Alone on live TV where there is normally no time to reflect, Sacha gave innocently honest answers which Afrocentric Twitter users picked-on and their negativity nearly choking the otherwise positive story of Jumia’s historic success on its NYE bourse debut.

The CNBC journalist asked, ‘with headquarters in Germany and Dubai and engineering talent in Portugal, is it possible to get tactical talent from Africa so that you can completely be an African as opposed to being a European company?’

Sacha answered, “We (Jumia) operate exclusively in Africa with over 5000 employees.” He was not incorrect; in Rwanda, I have seen the delivery staff on errands around town.

I have witnessed them at work in other EAC cities. To them, it doesn’t matter that they’re not working as Jumia developers, they seem happy with the jobs they have, delivering client orders.

To African economies trying to create jobs for the millions of unemployed youths through investment, only Jumia’s contribution to that objective should matter...not its ‘African-ness.’

Actually, the fact regarding Jumia’s ‘nationality’ is that it was born in 2012, to European and African parents, namely, Jeremy Hodari, Sacha Poignonnec (both ex-McKinsey consultants with vast global experience), along with Africans Tunde Kehinde and Raphael Kofi Afaedor.

The cyber attack on Jumia’s race, was therefore a disguised racial attack on the individuals behind Jumia’s European paternity; that should be condemned by all global minded Africans.

Some questioned the absence of Jumia’s African parents in the success story of its IPO. A counter-thought would be, if Jumia was in the news for the wrong reasons, say, it was closing down, would its former associates equally demand for media visibility?

They left the company and there is no ongoing legal suit, which means it was a mutual separation and therefore shouldn’t distract us from the African lady, Juliet Anannah, CEO Jumia Nigeria, who shared the media limelight, standing between Sacha and Jeremy during the IPO.

Regarding Jumia’s engineering lab being in Portugal, Sacha’s honest response was again used against him when he said; ‘in Africa there’s not enough developers, that is the reality and we need to collectively address that, everything should be in Africa, this is what we want but it won’t happen overnight.’

Unless I missed it, no one has countered Sacha with alternative data, showing that Africa is overflowing with developers. The facts are on Sacha’s side though. For instance, ‘there are five open jobs for every software developer looking for a job in the U.S. alone.’
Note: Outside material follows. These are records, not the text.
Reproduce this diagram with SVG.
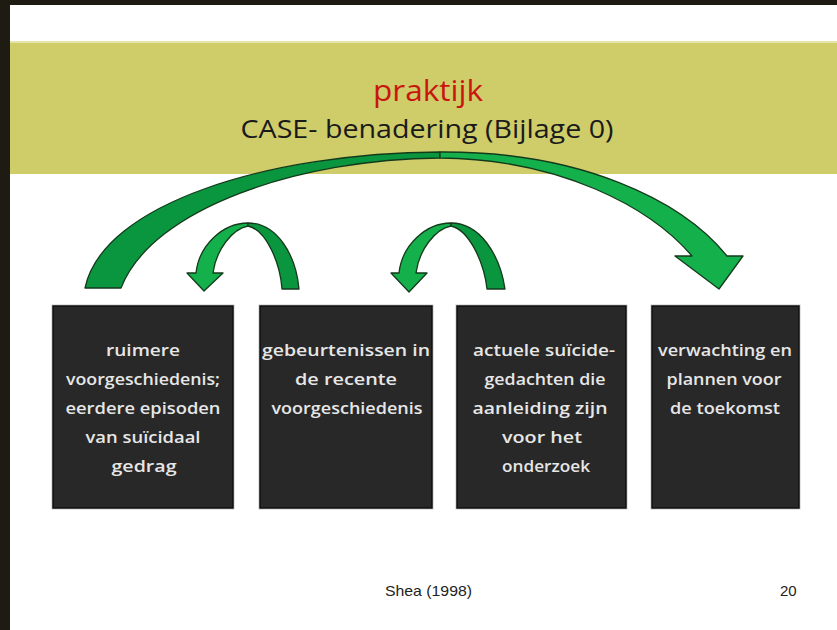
<svg xmlns="http://www.w3.org/2000/svg" width="837" height="630" viewBox="0 0 837 630">
<style>
.box{fill:#282828;stroke:#0e0e0e;stroke-width:1.5}
.boxo{fill:none;stroke:#c8c8c8;stroke-width:1}
.bt{font-family:"Open Sans","DejaVu Sans",sans-serif;font-size:17px;font-weight:600;fill:#e6e6e6;text-anchor:middle}
.arr{stroke:#143a1c;stroke-width:1.3;stroke-linejoin:round}
.lite{fill:#14b04b}
.dark{fill:#0a963f}
.ft{font-family:"Liberation Sans",Arial,sans-serif;font-size:15px;fill:#222}
</style>
<rect x="0" y="0" width="837" height="630" fill="#ffffff"/>
<rect x="0" y="0" width="837" height="5" fill="#1e1b12"/>
<rect x="0" y="0" width="10" height="630" fill="#1e1b12"/>
<rect x="10" y="42" width="827" height="132" fill="#cfcc6a"/>
<rect x="10" y="41" width="827" height="2" fill="#e6e4a8"/>
<g id="title">
<text x="428" y="101" text-anchor="middle" font-family="Open Sans,DejaVu Sans,sans-serif" font-size="29" fill="#c8160e" textLength="110" lengthAdjust="spacingAndGlyphs">praktijk</text>
<text x="427" y="138" text-anchor="middle" font-family="Open Sans,DejaVu Sans,sans-serif" font-size="25" fill="#1a1a1a" textLength="373" lengthAdjust="spacingAndGlyphs">CASE- benadering (Bijlage 0)</text>
</g>
<g id="connectors">
<g id="big-arrow">
<path class="arr dark" d="M85,288 C103,203 270,153 440,152 L440,158 C300,159 152,208 121,288 Z"/>
<path class="arr lite" d="M440,152 C580,151 682,200 727,256 L743,256 L719,289 L675,256 L692,256 C650,207 560,159 440,158 Z"/>
</g>
<g id="loop-1">
<path class="arr lite" d="M248,223 C223,223 199,245 196,273 L187,273 L204,291 L223,273 L213,273 C216,250 232,229 248,226 Z"/>
<path class="arr dark" d="M248,223 C277,223 296,255 299,289 L282,289 C280,262 266,230 248,226 Z"/>
</g>
<g id="loop-2" transform="translate(203,0)">
<path class="arr lite" d="M248,223 C223,223 199,245 196,273 L188,273 L206,292 L224,273 L213,273 C216,250 232,229 248,226 Z"/>
<path class="arr dark" d="M248,223 C277,223 297,255 302,289 L284,289 C281,262 266,230 248,226 Z"/>
</g>
</g>
<g id="node-1">
<rect class="boxo" x="52" y="305" width="182" height="204"/>
<rect class="box" x="53" y="306" width="180" height="202"/>
<text class="bt" x="143" y="356" textLength="74" lengthAdjust="spacingAndGlyphs">ruimere</text>
<text class="bt" x="143" y="385" textLength="154" lengthAdjust="spacingAndGlyphs">voorgeschiedenis;</text>
<text class="bt" x="143" y="414" textLength="155" lengthAdjust="spacingAndGlyphs">eerdere episoden</text>
<text class="bt" x="143" y="443" textLength="115" lengthAdjust="spacingAndGlyphs">van suïcidaal</text>
<text class="bt" x="144" y="472" textLength="65" lengthAdjust="spacingAndGlyphs">gedrag</text>
</g>
<g id="node-2">
<rect class="boxo" x="259" y="305" width="174" height="204"/>
<rect class="box" x="260" y="306" width="172" height="202"/>
<text class="bt" x="346" y="356" textLength="168" lengthAdjust="spacingAndGlyphs">gebeurtenissen in</text>
<text class="bt" x="346" y="385" textLength="102" lengthAdjust="spacingAndGlyphs">de recente</text>
<text class="bt" x="347" y="414" textLength="151" lengthAdjust="spacingAndGlyphs">voorgeschiedenis</text>
</g>
<g id="node-3">
<rect class="boxo" x="456" y="305" width="171" height="204"/>
<rect class="box" x="457" y="306" width="169" height="202"/>
<text class="bt" x="544" y="356" textLength="142" lengthAdjust="spacingAndGlyphs">actuele suïcide-</text>
<text class="bt" x="545" y="385" textLength="121" lengthAdjust="spacingAndGlyphs">gedachten die</text>
<text class="bt" x="540" y="414" textLength="135" lengthAdjust="spacingAndGlyphs">aanleiding zijn</text>
<text class="bt" x="542" y="443" textLength="80" lengthAdjust="spacingAndGlyphs">voor het</text>
<text class="bt" x="546" y="472" textLength="88" lengthAdjust="spacingAndGlyphs">onderzoek</text>
</g>
<g id="node-4">
<rect class="boxo" x="651" y="305" width="149" height="204"/>
<rect class="box" x="652" y="306" width="147" height="202"/>
<text class="bt" x="725" y="356" textLength="134" lengthAdjust="spacingAndGlyphs">verwachting en</text>
<text class="bt" x="724" y="385" textLength="115" lengthAdjust="spacingAndGlyphs">plannen voor</text>
<text class="bt" x="725" y="414" textLength="110" lengthAdjust="spacingAndGlyphs">de toekomst</text>
</g>
<g id="footer">
<text class="ft" x="385" y="596" textLength="87" lengthAdjust="spacingAndGlyphs">Shea (1998)</text>
<text class="ft" x="780" y="596">20</text>
</g>
</svg>
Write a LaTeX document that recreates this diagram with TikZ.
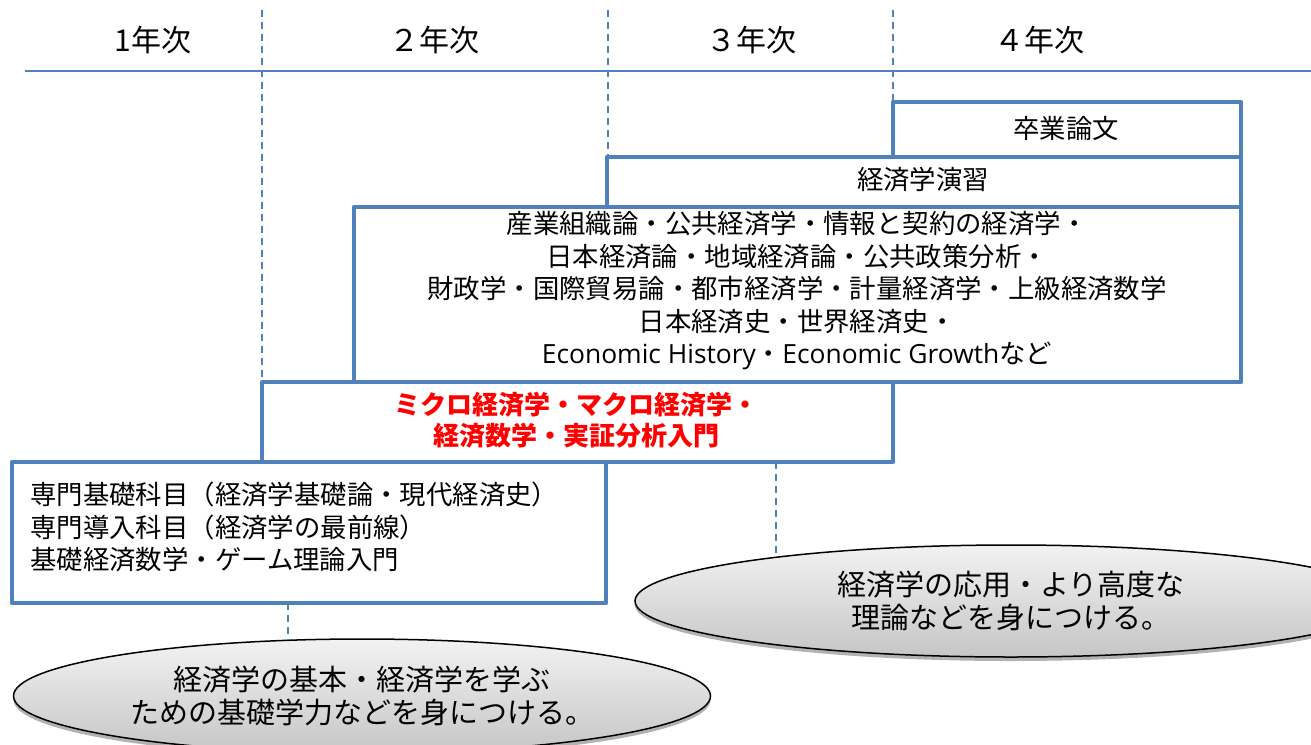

Scarcity of developer talent is Andela’s sole mission in Africa; ‘to bridge that gap, solving the global tech talent shortage while catalysing the growth of tech-ecosystems on the continent.’

It would be unrealistic of anyone, including Marieme Jamme, to think that Africa has more developers than a first world tech market like USA. Actually, Marieme tweeted under the same harsh hash-tag that ‘Jumia is stealing African start-ups identity.’

I found that a rather an unfair charge, if at all, it should be instead leveled against Africa’s failure to fund business cases of brilliant start-ups and help them scale-up.

This pushes African entrepreneurs to a point of frustration making them easy prey for those with money to buy them off. Indeed, as a business and growth strategy, Jumia has been buying off or merging with smaller start-ups in the e-commerce space, to reduce competition and build itself into an African e-commerce market leader.

With its successful IPO and all the money raised, Jumia will cement its market position. But there is something fundamental to celebrate.

The fact that MTN Group was an early corporate investor in Jumia says a lot about what established African brands can do, to promote African start-ups. We want to see more of that.

In Rwanda, let me praise Bank of Kigali, whose Urumuri Initiative is helping kick-start local start-ups with interest-free loans, annually.  Wealthy Africans can do the same. For instance, Tony Elumelu’s Foundation which is devoted to supporting entrepreneurs.


The views expressed in this article  are of the author.